Ronan Le Bars s’est fait un nom dans le microcosme de la musique bretonne, mais son expertise aux diverses cornemuses en a fait un musicien recherché dans des univers diversifiés.
Il a de qui tenir, le petit Ronan Le Bars. Son père Adolphe joue de la cornemuse au premier bagad de Perros-Guirec aux côtés d’un certain Yann Goasdoué, futur fondateur des Diaouled ar Menez. La formation anime les lieux touristiques de la Côte de Granit rose. C’est lors d’une de ces prestations que le garçonnet entend un soliste répéter sur son instrument. “Ce fut pour moi comme un flash”, se souvient-il. Ses parents l’inscrivent naturellement au bagad de Guingamp et il reçoit, dès ses huit ans, l’enseignement de Jean-Pierre Quenec’hdu, un pédagogue qui a formé de nombreux sonneurs. Le jeune Ronan affiche rapidement des facilités. Ainsi, il restitue d’oreille à son professeur une partie du répertoire écossais entendu sur un disque de pipe-band que l’enseignant lui a prêté une semaine plus tôt !

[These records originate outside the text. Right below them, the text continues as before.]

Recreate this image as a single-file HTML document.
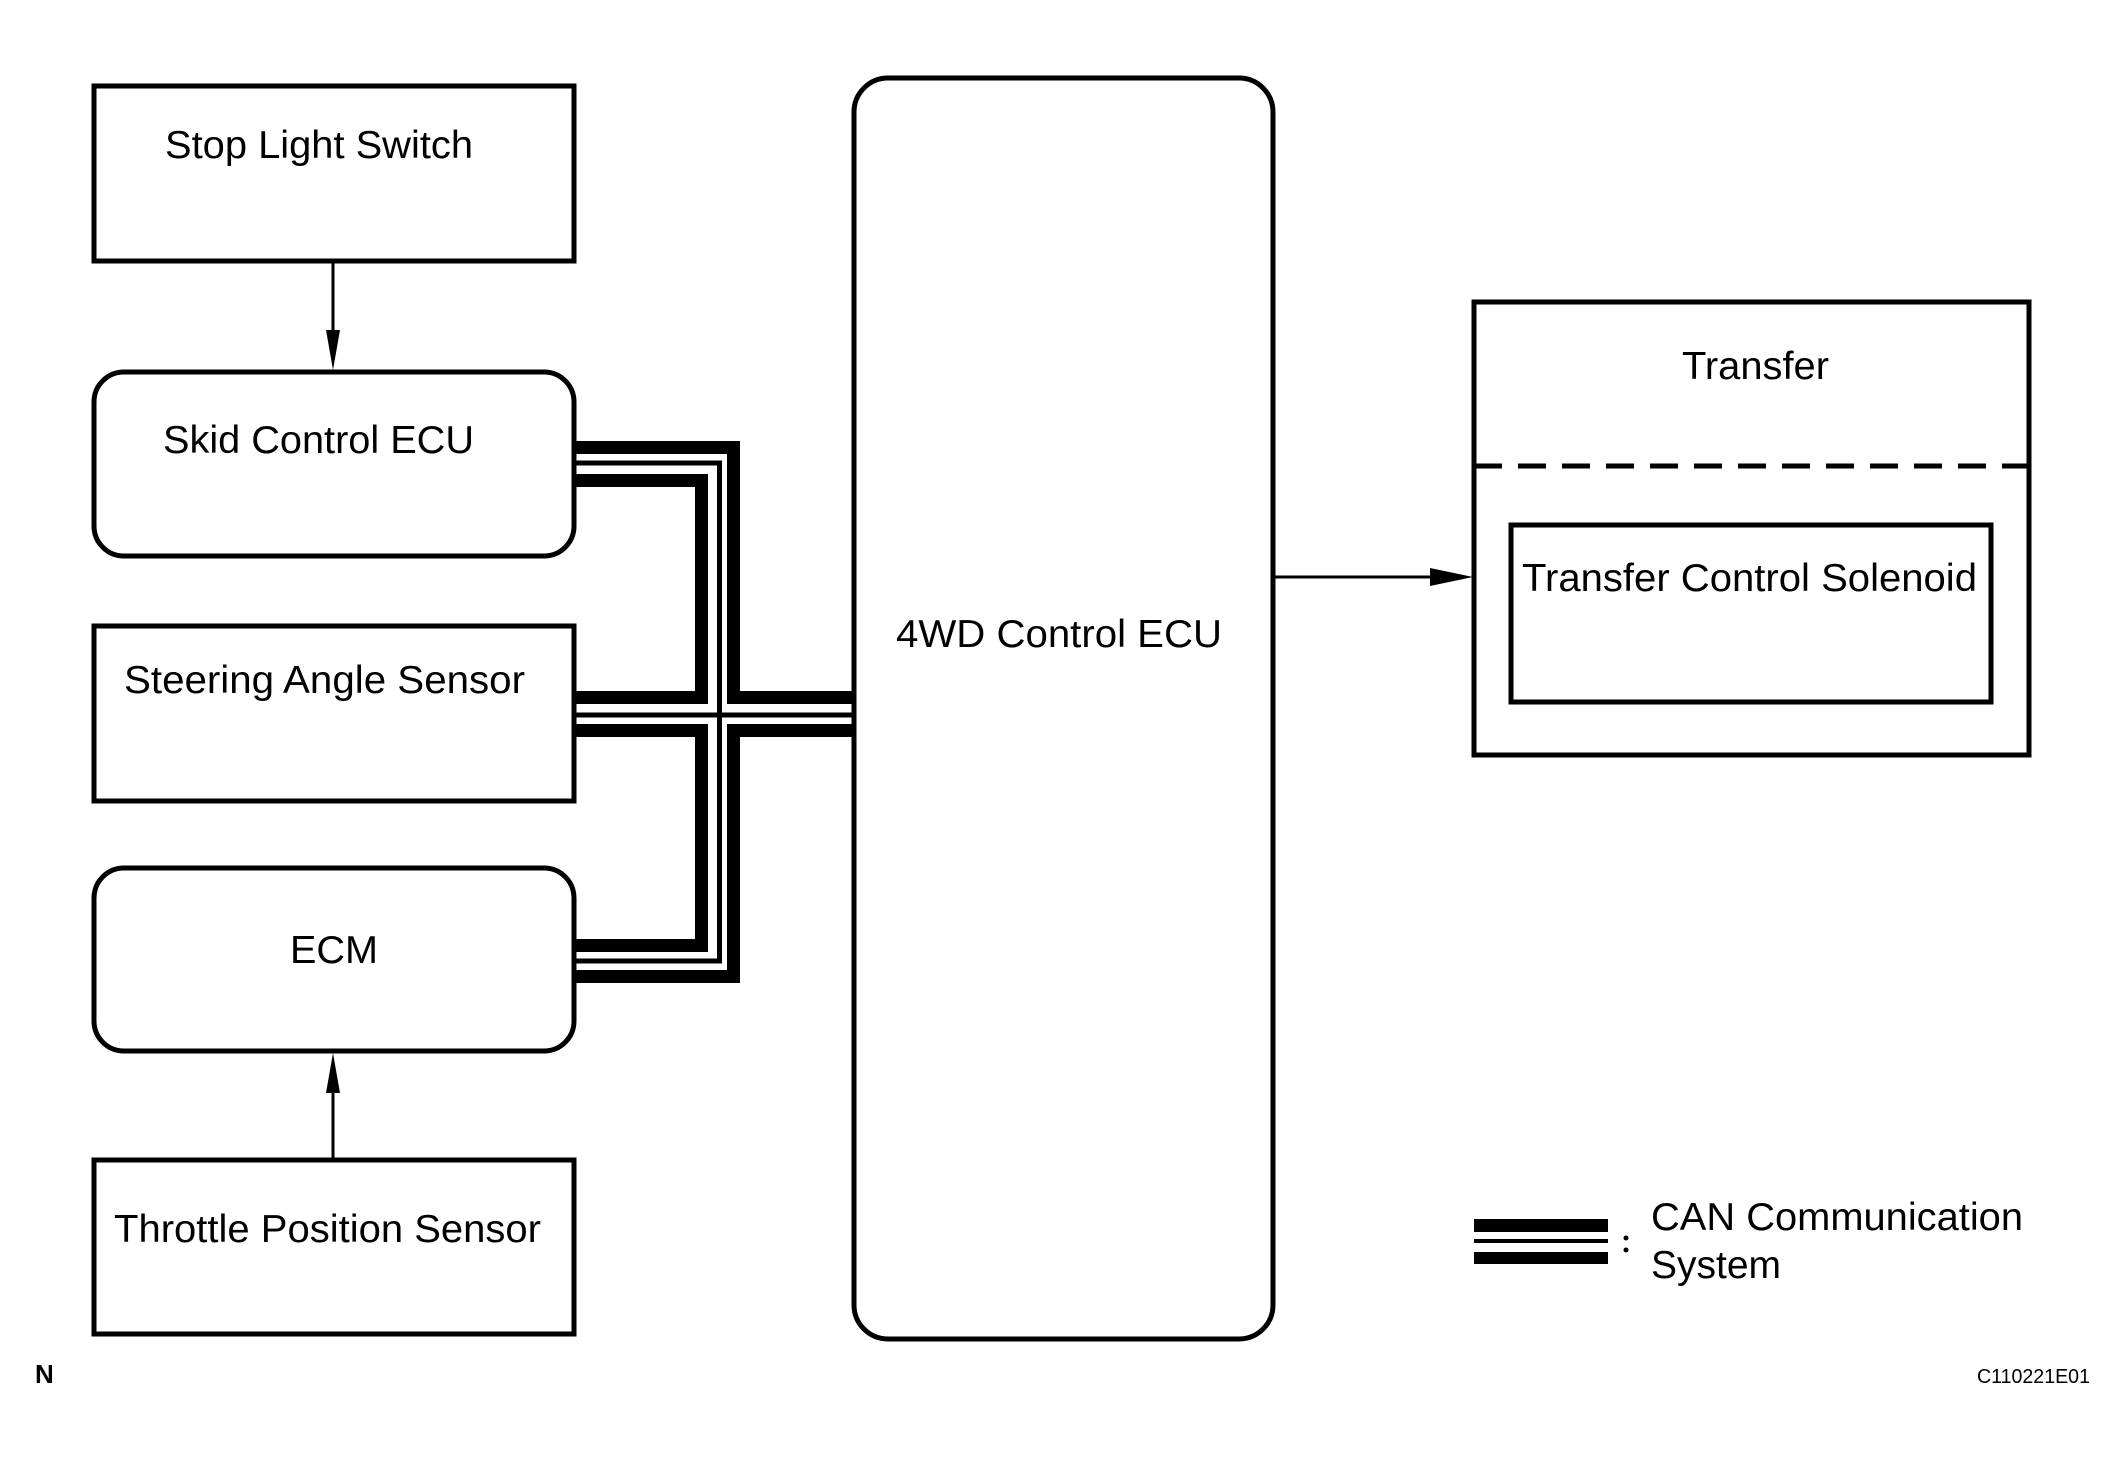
<!DOCTYPE html>
<html><head><meta charset="utf-8"><style>
html,body{margin:0;padding:0;background:#fff;}
svg{display:block;}
text{font-family:"Liberation Sans",Arial,sans-serif;fill:#000;}
</style></head><body>
<svg width="2124" height="1462" viewBox="0 0 2124 1462" xmlns="http://www.w3.org/2000/svg">
<rect width="2124" height="1462" fill="#fff"/>
<g fill="none" stroke="#000" stroke-linejoin="miter" stroke-linecap="butt">
  <path d="M574 447.5 H733.5 V697.5 H852" stroke-width="13"/>
  <path d="M574 480.5 H701.5 V697.5 H574" stroke-width="13"/>
  <path d="M574 976.5 H733.5 V730.5 H852" stroke-width="13"/>
  <path d="M574 945.5 H701.5 V730.5 H574" stroke-width="13"/>
  <path d="M574 463 H719.5 V961 H574" stroke-width="5"/>
  <path d="M574 715 H852" stroke-width="5"/>
</g>
<g fill="#fff" stroke="#000" stroke-width="5">
  <rect x="94" y="86" width="480" height="175"/>
  <rect x="94" y="372" width="480" height="184" rx="30"/>
  <rect x="94" y="626" width="480" height="175"/>
  <rect x="94" y="868" width="480" height="183" rx="30"/>
  <rect x="94" y="1160" width="480" height="174"/>
  <rect x="854" y="78" width="419" height="1261" rx="34"/>
  <rect x="1474" y="302" width="555" height="453"/>
  <rect x="1511" y="525" width="480" height="177"/>
</g>
<line x1="1474" y1="466" x2="2029" y2="466" stroke="#000" stroke-width="5" stroke-dasharray="28,16"/>
<g stroke="#000" stroke-width="3">
  <line x1="333" y1="261" x2="333" y2="335"/>
  <line x1="333" y1="1160" x2="333" y2="1090"/>
  <line x1="1273" y1="577" x2="1435" y2="577"/>
</g>
<g fill="#000">
  <polygon points="326,330 340,330 333,370"/>
  <polygon points="326,1093 340,1093 333,1053"/>
  <polygon points="1430,568 1430,586 1473,577"/>
</g>
<g font-size="39">
  <text x="165" y="158" textLength="308" lengthAdjust="spacingAndGlyphs">Stop Light Switch</text>
  <text x="163" y="453" textLength="311" lengthAdjust="spacingAndGlyphs">Skid Control ECU</text>
  <text x="124" y="693" textLength="401" lengthAdjust="spacingAndGlyphs">Steering Angle Sensor</text>
  <text x="290" y="963" textLength="88" lengthAdjust="spacingAndGlyphs">ECM</text>
  <text x="114" y="1242" textLength="427" lengthAdjust="spacingAndGlyphs">Throttle Position Sensor</text>
  <text x="896" y="647" textLength="326" lengthAdjust="spacingAndGlyphs">4WD Control ECU</text>
  <text x="1682" y="379" textLength="147" lengthAdjust="spacingAndGlyphs">Transfer</text>
  <text x="1522" y="591" textLength="455" lengthAdjust="spacingAndGlyphs">Transfer Control Solenoid</text>
  <text x="1651" y="1230" textLength="372" lengthAdjust="spacingAndGlyphs">CAN Communication</text>
  <text x="1651" y="1278" textLength="130" lengthAdjust="spacingAndGlyphs">System</text>
</g>
<rect x="1474" y="1219" width="134" height="13" fill="#000"/>
<rect x="1474" y="1239" width="134" height="4" fill="#000"/>
<rect x="1474" y="1252" width="134" height="12" fill="#000"/>
<circle cx="1626" cy="1238" r="2.5" fill="#000"/>
<circle cx="1626" cy="1250" r="2.5" fill="#000"/>
<text x="35" y="1383" font-size="26" font-weight="bold">N</text>
<text x="1977" y="1383" font-size="20" textLength="113" lengthAdjust="spacingAndGlyphs">C110221E01</text>
</svg>
</body></html>
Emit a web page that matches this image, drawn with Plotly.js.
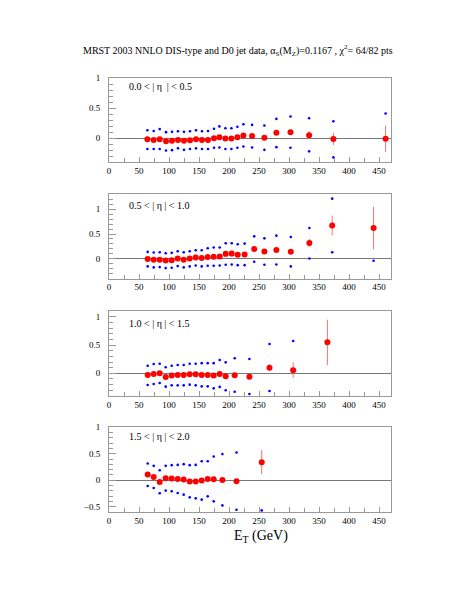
<!DOCTYPE html>
<html>
<head>
<meta charset="utf-8">
<script src="https://cdn.plot.ly/plotly-3.0.1.min.js"></script>
<style>
  html, body { margin: 0; padding: 0; background: #fff; }
  #chart { width: 469px; height: 607px; }
</style>
</head>
<body>
<div id="chart"></div>
<script>
// (data - theory)/theory for D0 inclusive jets, four eta bins
const etaLabels = ["0.0 < | η  | < 0.5", "0.5 < | η | < 1.0", "1.0 < | η | < 1.5", "1.5 < | η | < 2.0"];

const et1 = [64, 74.5, 84.5, 95, 105, 115, 125, 135, 145, 155, 165, 175, 184, 194, 204, 214, 224, 238.5, 259, 279, 302.5, 333.5, 374, 461];
const val1 = [-0.02, -0.03, -0.02, -0.05, -0.045, -0.03, -0.045, -0.035, -0.02, -0.03, -0.03, 0.0, 0.015, -0.005, -0.005, 0.015, 0.045, 0.035, 0.005, 0.09, 0.10, 0.05, -0.015, -0.01];
const err1 = [0.01, 0.01, 0.01, 0.01, 0.01, 0.01, 0.01, 0.01, 0.01, 0.01, 0.01, 0.01, 0.01, 0.01, 0.01, 0.01, 0.01, 0.015, 0.02, 0.03, 0.04, 0.065, 0.1, 0.22];
const up1 = [0.13, 0.12, 0.15, 0.10, 0.105, 0.115, 0.105, 0.115, 0.13, 0.115, 0.12, 0.155, 0.195, 0.165, 0.165, 0.19, 0.23, 0.22, 0.21, 0.32, 0.36, 0.33, 0.28, 0.41];
const lo1 = [-0.18, -0.18, -0.18, -0.205, -0.2, -0.17, -0.195, -0.18, -0.17, -0.18, -0.18, -0.16, -0.155, -0.18, -0.18, -0.16, -0.14, -0.155, -0.195, -0.15, -0.16, -0.22, -0.32, null];

const et2 = [64.5, 74.5, 84.5, 94.5, 104.5, 114.5, 124.5, 134.5, 144.5, 154.5, 164.5, 174.5, 184.5, 194.5, 204.5, 214.5, 226, 242, 259, 279, 303, 334, 372, 441];
const val2 = [-0.005, -0.02, -0.02, -0.035, -0.03, 0.005, -0.02, 0.005, 0.025, 0.015, 0.035, 0.04, 0.045, 0.10, 0.105, 0.08, 0.085, 0.20, 0.15, 0.18, 0.145, 0.32, 0.67, 0.62];
const err2 = [0.01, 0.01, 0.01, 0.01, 0.01, 0.01, 0.01, 0.01, 0.01, 0.01, 0.01, 0.01, 0.01, 0.01, 0.01, 0.01, 0.01, 0.02, 0.02, 0.03, 0.03, 0.08, 0.2, 0.43];
const up2 = [0.14, 0.127, 0.133, 0.113, 0.12, 0.153, 0.133, 0.153, 0.173, 0.173, 0.213, 0.227, 0.227, 0.313, 0.313, 0.293, 0.307, 0.453, 0.413, 0.467, 0.44, 0.62, 1.213, null];
const lo2 = [-0.153, -0.173, -0.167, -0.187, -0.18, -0.147, -0.173, -0.153, -0.133, -0.153, -0.14, -0.14, -0.133, -0.12, -0.113, -0.127, -0.127, -0.06, -0.12, -0.113, -0.153, 0.007, 0.133, -0.04];

const et3 = [64.5, 74.5, 84.5, 94.5, 104.5, 114.5, 124.5, 134.5, 144.5, 154.5, 164.5, 174.5, 184.5, 194.5, 209.5, 234, 267.5, 307, 364];
const val3 = [-0.03, -0.012, 0.0, -0.065, -0.04, -0.03, -0.03, -0.018, -0.018, -0.03, -0.03, -0.04, -0.012, -0.053, -0.035, -0.06, 0.10, 0.053, 0.547];
const err3 = [0.01, 0.01, 0.01, 0.01, 0.01, 0.01, 0.01, 0.01, 0.01, 0.01, 0.01, 0.01, 0.01, 0.012, 0.015, 0.02, 0.06, 0.14, 0.40];
const up3 = [0.135, 0.165, 0.17, 0.106, 0.135, 0.147, 0.147, 0.17, 0.17, 0.18, 0.18, 0.18, 0.235, 0.194, 0.265, 0.253, 0.518, 0.57, null];
const lo3 = [-0.206, -0.188, -0.17, -0.235, -0.212, -0.212, -0.212, -0.2, -0.212, -0.23, -0.23, -0.265, -0.24, -0.3, -0.324, -0.365, -0.312, null, null];

const et4 = [64.5, 74.5, 84.5, 94.5, 104.5, 114.5, 124.5, 134.5, 144.5, 154.5, 164.5, 174.5, 189, 212.5, 254.5];
const val4 = [0.108, 0.063, -0.032, 0.038, 0.032, 0.025, 0.013, -0.025, -0.025, -0.006, 0.025, 0.019, 0.006, -0.019, 0.342];
const err4 = [0.01, 0.01, 0.01, 0.01, 0.01, 0.01, 0.01, 0.01, 0.01, 0.01, 0.01, 0.01, 0.015, 0.035, 0.23];
const up4 = [0.316, 0.272, 0.19, 0.272, 0.285, 0.29, 0.304, 0.285, 0.29, 0.36, 0.36, 0.45, 0.494, 0.525, null];
const lo4 = [-0.108, -0.146, -0.247, -0.196, -0.209, -0.24, -0.272, -0.323, -0.342, -0.367, -0.304, -0.399, -0.475, -0.557, -0.57];

const panels = [
    { et: et1, val: val1, err: err1, up: up1, lo: lo1 },
    { et: et2, val: val2, err: err2, up: up2, lo: lo2 },
    { et: et3, val: val3, err: err3, up: up3, lo: lo3 },
    { et: et4, val: val4, err: err4, up: up4, lo: lo4 }
];

const yRanges = [[-0.4, 1.0001], [-0.4, 1.3], [-0.4, 1.1], [-0.6, 1.0001]];
const yDomains = [[0.806, 1], [0.5376, 0.732], [0.2673, 0.4631], [0, 0.1951]];
const labelY = [0.894, 0.862, 0.855, 0.897];

function drawChart() {
    const traces = [];
    const layout = {
        width: 469,
        height: 607,
        margin: { l: 109, r: 78, t: 78, b: 95 },
        paper_bgcolor: "#fff",
        plot_bgcolor: "#fff",
        showlegend: false,
        font: { family: "Liberation Serif, Times New Roman, serif", size: 9, color: "#000" },
        title: {
            text: "MRST 2003 NNLO DIS-type and D0 jet data, α<sub>S</sub>(M<sub>Z</sub>)=0.1167 , χ<sup>2</sup>= 64/82 pts",
            font: { size: 10 },
            xref: "container", x: 0.177, xanchor: "left",
            yref: "container", y: 0.9176, yanchor: "middle"
        },
        annotations: []
    };

    panels.forEach(function(p, i) {
        const n = i === 0 ? "" : String(i + 1);
        const xa = "x" + n, ya = "y" + n;

        traces.push({
            x: p.et, y: p.up, xaxis: xa, yaxis: ya,
            mode: "markers", marker: { color: "#0000ff", size: 2.6 }
        });
        traces.push({
            x: p.et, y: p.lo, xaxis: xa, yaxis: ya,
            mode: "markers", marker: { color: "#0000ff", size: 2.6 }
        });
        traces.push({
            x: p.et, y: p.val, xaxis: xa, yaxis: ya,
            mode: "markers", marker: { color: "#ff0000", size: 6 },
            error_y: { type: "data", array: p.err, visible: true, color: "#ff7070", thickness: 1, width: 0 }
        });

        layout["xaxis" + n] = {
            domain: [0, 1], anchor: ya, range: [0, 470],
            tick0: 0, dtick: 50, ticks: "inside", ticklen: 5, tickcolor: "#999",
            minor: { dtick: 25, ticks: "inside", ticklen: 4, tickcolor: "#999" },
            showline: true, linecolor: "#999", linewidth: 1, mirror: true,
            showgrid: false, zeroline: false, tickfont: { size: 9 }
        };
        layout["yaxis" + n] = {
            domain: yDomains[i], anchor: xa, range: yRanges[i],
            tick0: 0, dtick: 0.5, ticks: "inside", ticklen: 7, tickcolor: "#999",
            minor: { dtick: 0.1, ticks: "inside", ticklen: 4, tickcolor: "#999" },
            showline: true, linecolor: "#999", linewidth: 1, mirror: true,
            showgrid: false, zeroline: true, zerolinecolor: "#777", zerolinewidth: 1,
            ticklabelstandoff: 6, tickfont: { size: 9 }
        };

        layout.annotations.push({
            text: etaLabels[i], showarrow: false,
            xref: xa + " domain", yref: ya + " domain",
            x: 0.064, y: labelY[i], xanchor: "left", yanchor: "middle",
            font: { size: 10 }
        });
    });

    layout.annotations.push({
        text: "E<sub>T</sub> (GeV)", showarrow: false,
        xref: "paper", yref: "paper", x: 0.54, y: -0.056,
        xanchor: "center", yanchor: "middle", font: { size: 14 }
    });

    Plotly.newPlot("chart", traces, layout, { staticPlot: true });
}

window.onload = drawChart;
</script>
</body>
</html>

Avec le bagad, il participe à sa première sortie à l’âge de treize ans, à la cornemuse, lors d’une fête à Bourbriac. La particularité du bagad de Guingamp est de compter dans son effectif de nombreux sonneurs de couple pour qui l’oralité et le style sont les principaux vecteurs d’apprentissage du répertoire, les partitions ne leur étant quasiment d’aucune utilité. Cette caractéristique ne sera pas sans influence sur la future démarche de Ronan, qui demeurera toujours attaché au terroir Plinn de ses premiers airs.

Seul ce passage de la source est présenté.